Percebo essa concepção dual do livre-arbítrio como coerente com a posição abolicionista. Somos contra o especismo, certo? O que é o ser humano? Um animal. Existe algum freio à liberdade de um animal? Não. Ele segue seus instintos, seus desejos, seus impulsos, suas necessidades. Um leão abate a presa mais frágil, mais fácil de ser capturada, mesmo que seja um filhote. Mesmo animais herbívoros são capazes de comportamentos que nós julgaríamos cruéis – como ferir de morte na batalha pelo direito de acasalar. Isso ocorre também com o ser humano – somos animais, somente. Negar isso seria especismo. Negar nosso livre-arbítrio, também. Ocorre que nós também somos seres morais. Desenvolvemos princípios éticos a partir da razão, da empatia e das nossas necessidades de seres sociais. Essa característica, aliás, não nos é exclusiva. Basta observar outros animais sociais, como outros primatas, golfinhos e elefantes, e perceber que suas sociedades também vivem sob códigos morais[1].

É a moral que freia os impulsos irrefletidos do livre-arbítrio. A moral é uma construção social. Logo, na natureza, sim, tudo é permitido. Na sociedade, não. Por isso, devido a uma percepção limitada, o senso comum entende que a nossa moral só se refere a nós, humanos – nós a estendemos de forma muito limitada aos demais animais, apenas na medida de nossos interesses. A ética, porém, é uma construção racional e, como tal, deve observar princípios universalizáveis – todos os seres que possuem as características relevantes para possuir um direito devem ter este direito respeitado. Como há muito argumentamos, essa característica, que nos obriga a respeitar os direitos humanos fundamentais à vida, liberdade e integridade, é a SENCIÊNCIA e, sendo ela também uma característica dos demais animais, esses direitos – que não são direitos humanos, mas direitos animais – devem ser respeitados na universalidade de sua abrangência – todo o mundo animal.
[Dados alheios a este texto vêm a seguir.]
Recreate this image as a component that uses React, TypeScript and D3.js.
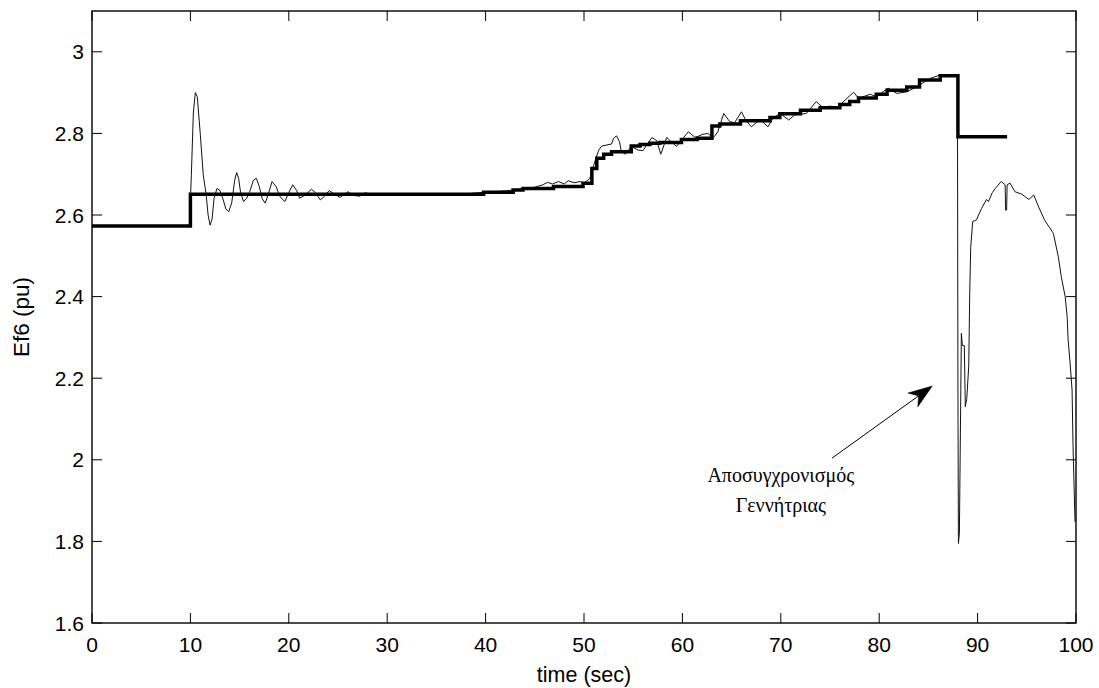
import React from 'react';
import * as d3 from 'd3';

// ---------- data ----------
const xTickValues = [0, 10, 20, 30, 40, 50, 60, 70, 80, 90, 100];
const yTickValues = [1.6, 1.8, 2, 2.2, 2.4, 2.6, 2.8, 3];
const yTickLabels = ['1.6', '1.8', '2', '2.2', '2.4', '2.6', '2.8', '3'];

// reference (thick, stepped) signal
const refTime = [0, 10, 39.8, 42.8, 43.8, 46.9, 49.9, 50.8, 51.3, 52.0, 52.8, 54.8, 55.7, 56.7, 57.7, 59.9, 61.5, 63.0, 63.8, 65.9, 68.9, 69.9, 72.0, 74.0, 76.0, 77.0, 77.9, 79.7, 80.8, 82.8, 84.1, 86.2, 88.0, 93.0];
const refValue = [2.573, 2.651, 2.656, 2.661, 2.665, 2.670, 2.678, 2.714, 2.739, 2.749, 2.755, 2.769, 2.773, 2.776, 2.778, 2.785, 2.788, 2.818, 2.823, 2.831, 2.839, 2.848, 2.857, 2.863, 2.871, 2.878, 2.887, 2.896, 2.906, 2.914, 2.931, 2.941, 2.792, 2.792];

// actual response (thin) signal
const respTime = [0, 9.9, 10.1, 10.3, 10.5, 10.7, 11.0, 11.3, 11.6, 11.8, 12.0, 12.2, 12.4, 12.7, 13.0, 13.3, 13.6, 13.9, 14.2, 14.5, 14.7, 14.9, 15.1, 15.4, 15.7, 16.0, 16.4, 16.7, 17.0, 17.3, 17.6, 17.9, 18.3, 18.7, 19.1, 19.6, 20.0, 20.4, 20.8, 21.1, 21.6, 22.3, 22.7, 23.2, 23.6, 24.1, 24.6, 25.2, 25.6, 26.0, 26.6, 27.2, 27.8, 28.4, 29.0, 30, 31, 33, 35, 38, 40, 42, 43, 44, 45, 45.8, 46.3, 46.8, 47.4, 48.0, 48.4, 49.0, 49.6, 50.0, 50.6, 51.1, 51.5, 51.8, 52.8, 53.0, 53.3, 53.6, 53.8, 54.2, 54.8, 55.5, 56.0, 56.9, 57.4, 57.8, 58.4, 59.4, 60.6, 61.3, 62.1, 62.6, 63.1, 63.6, 64.2, 64.8, 65.3, 66.0, 66.4, 67.0, 67.9, 68.7, 69.2, 69.9, 70.8, 71.4, 72.6, 73.6, 74.3, 75.0, 75.7, 77.4, 77.9, 79.1, 79.7, 80.9, 81.8, 82.8, 83.8, 85.2, 86.2, 87.0, 87.95, 88.0, 88.05, 88.15, 88.35, 88.45, 88.65, 88.75, 88.9, 89.1, 89.2, 89.3, 89.5, 89.9, 90.1, 90.4, 90.9, 91.1, 91.5, 91.8, 92.4, 92.8, 92.85, 92.95, 93.0, 93.3, 93.8, 94.5, 95.2, 95.7, 96.2, 96.8, 97.7, 98.2, 98.5, 98.9, 99.1, 99.2, 99.4, 99.6, 99.7, 99.9];
const respValue = [2.573, 2.573, 2.70, 2.85, 2.90, 2.89, 2.80, 2.70, 2.65, 2.60, 2.575, 2.59, 2.64, 2.665, 2.66, 2.64, 2.615, 2.608, 2.63, 2.685, 2.704, 2.69, 2.655, 2.633, 2.64, 2.655, 2.685, 2.69, 2.67, 2.64, 2.629, 2.65, 2.682, 2.67, 2.645, 2.633, 2.655, 2.674, 2.66, 2.641, 2.648, 2.663, 2.655, 2.637, 2.645, 2.66, 2.652, 2.643, 2.65, 2.657, 2.648, 2.646, 2.655, 2.649, 2.648, 2.653, 2.650, 2.652, 2.650, 2.652, 2.656, 2.659, 2.662, 2.665, 2.668, 2.674, 2.680, 2.676, 2.682, 2.676, 2.684, 2.679, 2.682, 2.678, 2.69, 2.731, 2.759, 2.769, 2.774, 2.788, 2.794, 2.78, 2.755, 2.749, 2.768, 2.759, 2.758, 2.79, 2.782, 2.749, 2.79, 2.768, 2.804, 2.79, 2.798, 2.80, 2.788, 2.804, 2.849, 2.829, 2.826, 2.853, 2.834, 2.816, 2.834, 2.816, 2.837, 2.849, 2.833, 2.845, 2.849, 2.878, 2.863, 2.867, 2.863, 2.901, 2.886, 2.896, 2.89, 2.911, 2.898, 2.902, 2.914, 2.935, 2.943, 2.942, 2.94, 2.20, 1.795, 1.82, 2.31, 2.28, 2.28, 2.13, 2.15, 2.23, 2.41, 2.52, 2.584, 2.588, 2.60, 2.616, 2.638, 2.633, 2.655, 2.665, 2.682, 2.674, 2.612, 2.612, 2.674, 2.678, 2.657, 2.651, 2.638, 2.649, 2.62, 2.588, 2.555, 2.498, 2.449, 2.40, 2.351, 2.294, 2.237, 2.171, 2.032, 1.848];

// annotation (data coordinates)
const annotationLines = ['Αποσυγχρονισμός', 'Γεννήτριας'];
const annotationAnchor = [70.0, 1.946];
const arrowTail = [75.2, 2.004];
const arrowTip = [85.4, 2.181];

const xLabel = 'time (sec)';
const yLabel = 'Ef6 (pu)';

// ---------- layout ----------
const W = 1099;
const H = 688;
const left = 92;
const right = 1076;
const top = 11;
const bottom = 623;
const tickLen = 10;
const sans = '"Liberation Sans", Arial, Helvetica, sans-serif';
const serif = '"Liberation Serif", "Times New Roman", serif';

export default function App() {
  const x = d3.scaleLinear().domain([0, 100]).range([left, right]);
  const y = d3.scaleLinear().domain([1.6, 3.1]).range([bottom, top]);

  const refData = refTime.map((t, i) => [t, refValue[i]] as [number, number]);
  const respData = respTime.map((t, i) => [t, respValue[i]] as [number, number]);

  const refLine = d3
    .line<[number, number]>()
    .x((d) => x(d[0]))
    .y((d) => y(d[1]))
    .curve(d3.curveStepAfter);
  const respLine = d3
    .line<[number, number]>()
    .x((d) => x(d[0]))
    .y((d) => y(d[1]));

  // arrow geometry
  const tx = x(arrowTail[0]);
  const ty = y(arrowTail[1]);
  const hx = x(arrowTip[0]);
  const hy = y(arrowTip[1]);
  const dx = hx - tx;
  const dy = hy - ty;
  const len = Math.hypot(dx, dy);
  const ux = dx / len;
  const uy = dy / len;
  const px = -uy;
  const py = ux;
  const headLen = 24;
  const headHalf = 8.5;
  const back = 17;
  const wing1 = [hx - ux * headLen + px * headHalf, hy - uy * headLen + py * headHalf];
  const wing2 = [hx - ux * headLen - px * headHalf, hy - uy * headLen - py * headHalf];
  const notch = [hx - ux * back, hy - uy * back];
  const headPath = `M${hx},${hy}L${wing1[0]},${wing1[1]}L${notch[0]},${notch[1]}L${wing2[0]},${wing2[1]}Z`;

  return (
    <svg
      width={W}
      height={H}
      style={{ position: 'absolute', left: 0, top: 0, background: '#fff' }}
    >
      <rect x={0} y={0} width={W} height={H} fill="#fff" />
      <defs>
        <clipPath id="plotClip">
          <rect x={left} y={top} width={right - left} height={bottom - top} />
        </clipPath>
      </defs>

      {/* data */}
      <g clipPath="url(#plotClip)">
        <path d={respLine(respData) || ''} fill="none" stroke="#111" strokeWidth={1} strokeLinejoin="round" />
        <path d={refLine(refData) || ''} fill="none" stroke="#000" strokeWidth={3.5} strokeLinejoin="miter" />
      </g>

      {/* ticks */}
      <g stroke="#000" strokeWidth={1}>
        {xTickValues.map((v) => (
          <g key={'xt' + v}>
            <line x1={x(v)} x2={x(v)} y1={bottom} y2={bottom - tickLen} />
            <line x1={x(v)} x2={x(v)} y1={top} y2={top + tickLen} />
          </g>
        ))}
        {yTickValues.map((v) => (
          <g key={'yt' + v}>
            <line x1={left} x2={left + tickLen} y1={y(v)} y2={y(v)} />
            <line x1={right} x2={right - tickLen} y1={y(v)} y2={y(v)} />
          </g>
        ))}
      </g>

      {/* box */}
      <rect x={left} y={top} width={right - left} height={bottom - top} fill="none" stroke="#000" strokeWidth={1.4} />

      {/* tick labels */}
      <g fontFamily={sans} fontSize={21} fill="#000">
        {xTickValues.map((v) => (
          <text key={'xl' + v} x={x(v)} y={bottom + 29} textAnchor="middle">
            {String(v)}
          </text>
        ))}
        {yTickValues.map((v, i) => (
          <text key={'yl' + v} x={left - 8} y={y(v) + 7.5} textAnchor="end">
            {yTickLabels[i]}
          </text>
        ))}
      </g>

      {/* axis labels */}
      <text x={(left + right) / 2} y={682} textAnchor="middle" fontFamily={sans} fontSize={21.5}>
        {xLabel}
      </text>
      <text
        transform={`translate(29,${(top + bottom) / 2}) rotate(-90)`}
        textAnchor="middle"
        fontFamily={sans}
        fontSize={22.5}
      >
        {yLabel}
      </text>

      {/* annotation */}
      <g fontFamily={serif} fontSize={20} fill="#000">
        {annotationLines.map((s, i) => (
          <text key={s} x={x(annotationAnchor[0])} y={y(annotationAnchor[1]) + i * 30} textAnchor="middle">
            {s}
          </text>
        ))}
      </g>
      <line x1={tx} y1={ty} x2={notch[0]} y2={notch[1]} stroke="#000" strokeWidth={1} />
      <path d={headPath} fill="#000" stroke="#000" strokeWidth={0.5} />
    </svg>
  );
}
Por fim, atribuir a nossa moral a uma entidade externa – “Deus” – é uma negação da nossa condição intrínseca de animais e, portanto, uma manifestação de especismo. A sociedade e suas leis não vêm de “Deus”, mas dos humanos, e afirmar o contrário não é um tributo, mas uma ofensa ao ser humano, à sua inteligência e sua razão.
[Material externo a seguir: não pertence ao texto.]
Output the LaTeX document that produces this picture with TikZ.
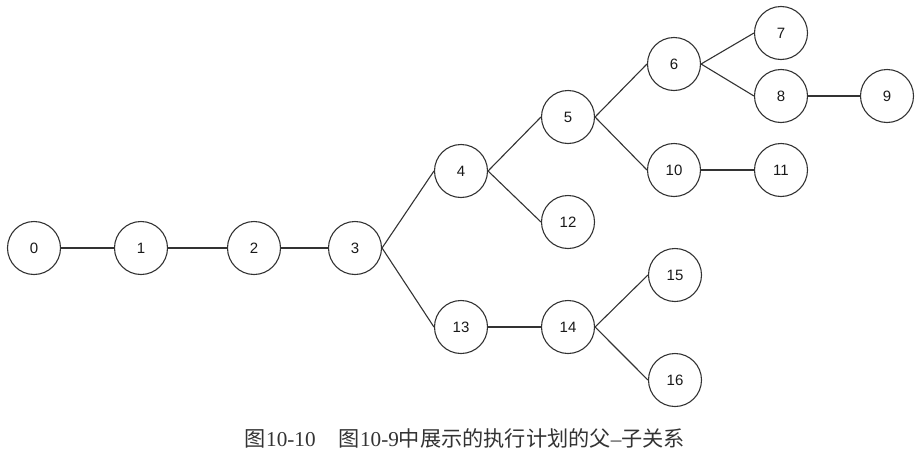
\documentclass[tikz,border=0pt]{standalone}
\usepackage{fontspec}
\setmainfont{Liberation Sans}
\newfontfamily\cjk{Noto Sans CJK SC}
\newfontfamily\serifdigits{Liberation Serif}
\begin{document}
\begin{tikzpicture}[x=1pt,y=-1pt,
  vtx/.style={circle,draw=black!80,line width=1.1pt,minimum size=53pt,inner sep=0pt,font=\fontsize{15}{15}\selectfont,text=black!90},
  edge/.style={draw=black!80,line width=1.1pt}]
\useasboundingbox (0,0) rectangle (921,458);
\node[vtx] (n0) at (34,248) {0};
\node[vtx] (n1) at (141,248) {1};
\node[vtx] (n2) at (254,248) {2};
\node[vtx] (n3) at (355,248) {3};
\node[vtx] (n4) at (461,171) {4};
\node[vtx] (n5) at (568,117) {5};
\node[vtx] (n6) at (674,64) {6};
\node[vtx] (n7) at (781,33) {7};
\node[vtx] (n8) at (781,96) {8};
\node[vtx] (n9) at (887,96) {9};
\node[vtx] (n10) at (674,170) {10};
\node[vtx] (n11) at (781,170) {11};
\node[vtx] (n12) at (568,222) {12};
\node[vtx] (n13) at (461,327) {13};
\node[vtx] (n14) at (568,327) {14};
\node[vtx] (n15) at (675,275) {15};
\node[vtx] (n16) at (675,380) {16};
\foreach \a/\b in {n0/n1,n1/n2,n2/n3,n3/n4,n3/n13,n4/n5,n4/n12,n5/n6,n5/n10,n6/n7,n6/n8,n8/n9,n10/n11,n13/n14,n14/n15,n14/n16}
  \draw[edge] (\a.east) -- (\b.west);
\node[inner sep=0pt,text=black!80] (cap) at (465,438) {\resizebox{440pt}{!}{\fontsize{15}{15}\selectfont\cjk 图{\serifdigits 10-10}\hspace{1.1em}图{\serifdigits 10-9}中展示的执行计划的父{\serifdigits –}子关系}};
\end{tikzpicture}
\end{document}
Tentar estender a nossa moral à natureza implica reconhecer, de um lado, nossa condição de igualdade, de outro, nossa dependência – pois sem a natureza nós não sobrevivemos – e, de outro, o nosso poder de interferir nela e modificá-la de forma nociva. Assim, temos que usar com responsabilidade o poder que possuímos e nos abster de lançar mão de qualquer tipo de violência desnecessária contra a natureza (por “desnecessária” me refiro àquela que não é empregada na defesa da nossa sobrevivência imediata). Essa visão da ética implica deixar de abater, torturar, criar, comer e explorar animais. Por isso nós, veganos, devemos rejeitar qualquer discurso relativista que diga que o veganismo é uma questão de livre-arbítrio e opção individual. O veganismo é uma IMPOSIÇÃO ÉTICA.

[1] O tabu do incesto, por exemplo, não existe apenas entre seres humanos. Bonobos, por exemplo, que têm uma sociedade matriarcal onde o principal meio de socialização é o sexo, têm como único tabu sexual a cópula entre mãe e filho do sexo masculino.